• SUPPLIED MATERIAL
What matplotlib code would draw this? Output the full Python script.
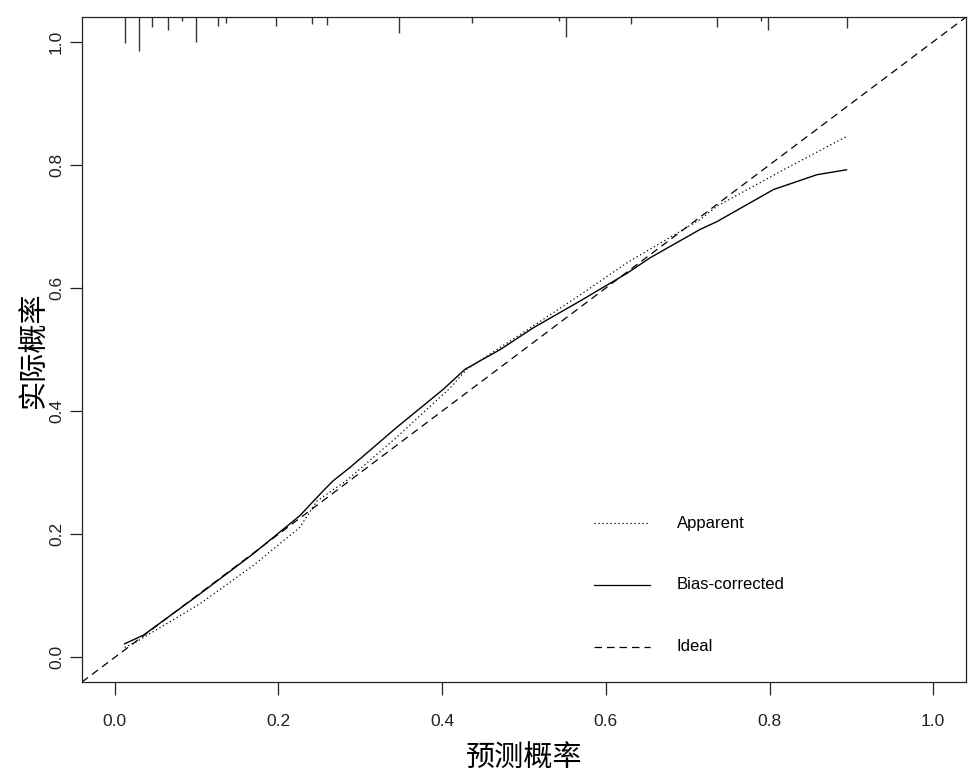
import matplotlib
matplotlib.use("Agg")
import matplotlib.pyplot as plt

# calibration curve
bc_x = [0.012, 0.035, 0.104, 0.169, 0.226, 0.255, 0.267, 0.287, 0.344, 0.401, 0.428,
        0.471, 0.511, 0.570, 0.626, 0.654, 0.715, 0.736, 0.805, 0.858, 0.894]
bc_y = [0.022, 0.036, 0.103, 0.168, 0.230, 0.271, 0.287, 0.308, 0.373, 0.435, 0.468,
        0.500, 0.535, 0.580, 0.624, 0.649, 0.695, 0.708, 0.760, 0.784, 0.792]

app_x = [0.012, 0.026, 0.104, 0.169, 0.226, 0.247, 0.283, 0.344, 0.410, 0.430,
         0.511, 0.570, 0.626, 0.715, 0.736, 0.817, 0.894]
app_y = [0.016, 0.025, 0.087, 0.149, 0.211, 0.254, 0.287, 0.357, 0.438, 0.468,
         0.538, 0.590, 0.641, 0.711, 0.733, 0.792, 0.846]

# spike histogram of predicted probabilities (top rug), heights in y units
rug_x = [0.012, 0.029, 0.046, 0.065, 0.082, 0.099, 0.126, 0.136, 0.197, 0.241,
         0.259, 0.347, 0.436, 0.543, 0.551, 0.631, 0.736, 0.790, 0.798, 0.895]
rug_h = [0.042, 0.055, 0.016, 0.021, 0.006, 0.041, 0.015, 0.010, 0.015, 0.011,
         0.013, 0.026, 0.010, 0.006, 0.032, 0.011, 0.016, 0.006, 0.021, 0.018]

ticks = [0.0, 0.2, 0.4, 0.6, 0.8, 1.0]
tick_labels = ["0.0", "0.2", "0.4", "0.6", "0.8", "1.0"]
legend_labels = ["Apparent", "Bias-corrected", "Ideal"]

cjk = ["Noto Sans CJK SC", "DejaVu Sans"]
plt.rcParams["font.family"] = ["Liberation Sans", "DejaVu Sans"]

fig = plt.figure(figsize=(9.8, 7.77), dpi=100)
ax = fig.add_axes([0.0837, 0.1223, 0.902, 0.8557])

lo, hi = -0.04, 1.04
ax.set_xlim(lo, hi)
ax.set_ylim(lo, hi)

# ideal line
ax.plot([lo, hi], [lo, hi], color="black", lw=0.9, dashes=(6, 4))
ax.plot(app_x, app_y, color="black", lw=0.9, dashes=(1, 2.2))
ax.plot(bc_x, bc_y, color="black", lw=1.0)

# rug
ax.vlines(rug_x, [hi - h for h in rug_h], hi, color="#333333", lw=1.0)

# legend drawn R-style
styles = [dict(dashes=(1, 2.2)), dict(), dict(dashes=(6, 4))]
ys = [0.239, 0.146, 0.053]
for lab, st, yy in zip(legend_labels, styles, ys):
    ax.plot([0.579, 0.643], [yy, yy], transform=ax.transAxes, color="black", lw=0.9, **st)
    ax.text(0.673, yy, lab, transform=ax.transAxes, va="center", ha="left", fontsize=12)

ax.set_xticks(ticks)
ax.set_xticklabels(tick_labels, fontsize=12.5)
ax.set_yticks(ticks)
ax.set_yticklabels(tick_labels, fontsize=12.5, rotation=90, va="center")
ax.tick_params(direction="out", length=9, width=0.9, pad=14, colors="#222222")
ax.tick_params(axis="y", pad=4)
for s in ax.spines.values():
    s.set_linewidth(0.9)
    s.set_color("#222222")

ax.set_xlabel("预测概率", fontsize=21, family=cjk, labelpad=10)
ax.set_ylabel("实际概率", fontsize=21, family=cjk, labelpad=0)

fig.savefig("out.png", dpi=100)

• GOAL OF THE EXERCISE
All of the data above should be quoted exactly, except for the pictures.

• OUTPUT BELOW
What matplotlib code would draw this? Output the full Python script.
import matplotlib
matplotlib.use("Agg")
import matplotlib.pyplot as plt

# calibration curve
bc_x = [0.012, 0.035, 0.104, 0.169, 0.226, 0.255, 0.267, 0.287, 0.344, 0.401, 0.428,
        0.471, 0.511, 0.570, 0.626, 0.654, 0.715, 0.736, 0.805, 0.858, 0.894]
bc_y = [0.022, 0.036, 0.103, 0.168, 0.230, 0.271, 0.287, 0.308, 0.373, 0.435, 0.468,
        0.500, 0.535, 0.580, 0.624, 0.649, 0.695, 0.708, 0.760, 0.784, 0.792]

app_x = [0.012, 0.026, 0.104, 0.169, 0.226, 0.247, 0.283, 0.344, 0.410, 0.430,
         0.511, 0.570, 0.626, 0.715, 0.736, 0.817, 0.894]
app_y = [0.016, 0.025, 0.087, 0.149, 0.211, 0.254, 0.287, 0.357, 0.438, 0.468,
         0.538, 0.590, 0.641, 0.711, 0.733, 0.792, 0.846]

# spike histogram of predicted probabilities (top rug), heights in y units
rug_x = [0.012, 0.029, 0.046, 0.065, 0.082, 0.099, 0.126, 0.136, 0.197, 0.241,
         0.259, 0.347, 0.436, 0.543, 0.551, 0.631, 0.736, 0.790, 0.798, 0.895]
rug_h = [0.042, 0.055, 0.016, 0.021, 0.006, 0.041, 0.015, 0.010, 0.015, 0.011,
         0.013, 0.026, 0.010, 0.006, 0.032, 0.011, 0.016, 0.006, 0.021, 0.018]

ticks = [0.0, 0.2, 0.4, 0.6, 0.8, 1.0]
tick_labels = ["0.0", "0.2", "0.4", "0.6", "0.8", "1.0"]
legend_labels = ["Apparent", "Bias-corrected", "Ideal"]

cjk = ["Noto Sans CJK SC", "DejaVu Sans"]
plt.rcParams["font.family"] = ["Liberation Sans", "DejaVu Sans"]

fig = plt.figure(figsize=(9.8, 7.77), dpi=100)
ax = fig.add_axes([0.0837, 0.1223, 0.902, 0.8557])

lo, hi = -0.04, 1.04
ax.set_xlim(lo, hi)
ax.set_ylim(lo, hi)

# ideal line
ax.plot([lo, hi], [lo, hi], color="black", lw=0.9, dashes=(6, 4))
ax.plot(app_x, app_y, color="black", lw=0.9, dashes=(1, 2.2))
ax.plot(bc_x, bc_y, color="black", lw=1.0)

# rug
ax.vlines(rug_x, [hi - h for h in rug_h], hi, color="#333333", lw=1.0)

# legend drawn R-style
styles = [dict(dashes=(1, 2.2)), dict(), dict(dashes=(6, 4))]
ys = [0.239, 0.146, 0.053]
for lab, st, yy in zip(legend_labels, styles, ys):
    ax.plot([0.579, 0.643], [yy, yy], transform=ax.transAxes, color="black", lw=0.9, **st)
    ax.text(0.673, yy, lab, transform=ax.transAxes, va="center", ha="left", fontsize=12)

ax.set_xticks(ticks)
ax.set_xticklabels(tick_labels, fontsize=12.5)
ax.set_yticks(ticks)
ax.set_yticklabels(tick_labels, fontsize=12.5, rotation=90, va="center")
ax.tick_params(direction="out", length=9, width=0.9, pad=14, colors="#222222")
ax.tick_params(axis="y", pad=4)
for s in ax.spines.values():
    s.set_linewidth(0.9)
    s.set_color("#222222")

ax.set_xlabel("预测概率", fontsize=21, family=cjk, labelpad=10)
ax.set_ylabel("实际概率", fontsize=21, family=cjk, labelpad=0)

fig.savefig("out.png", dpi=100)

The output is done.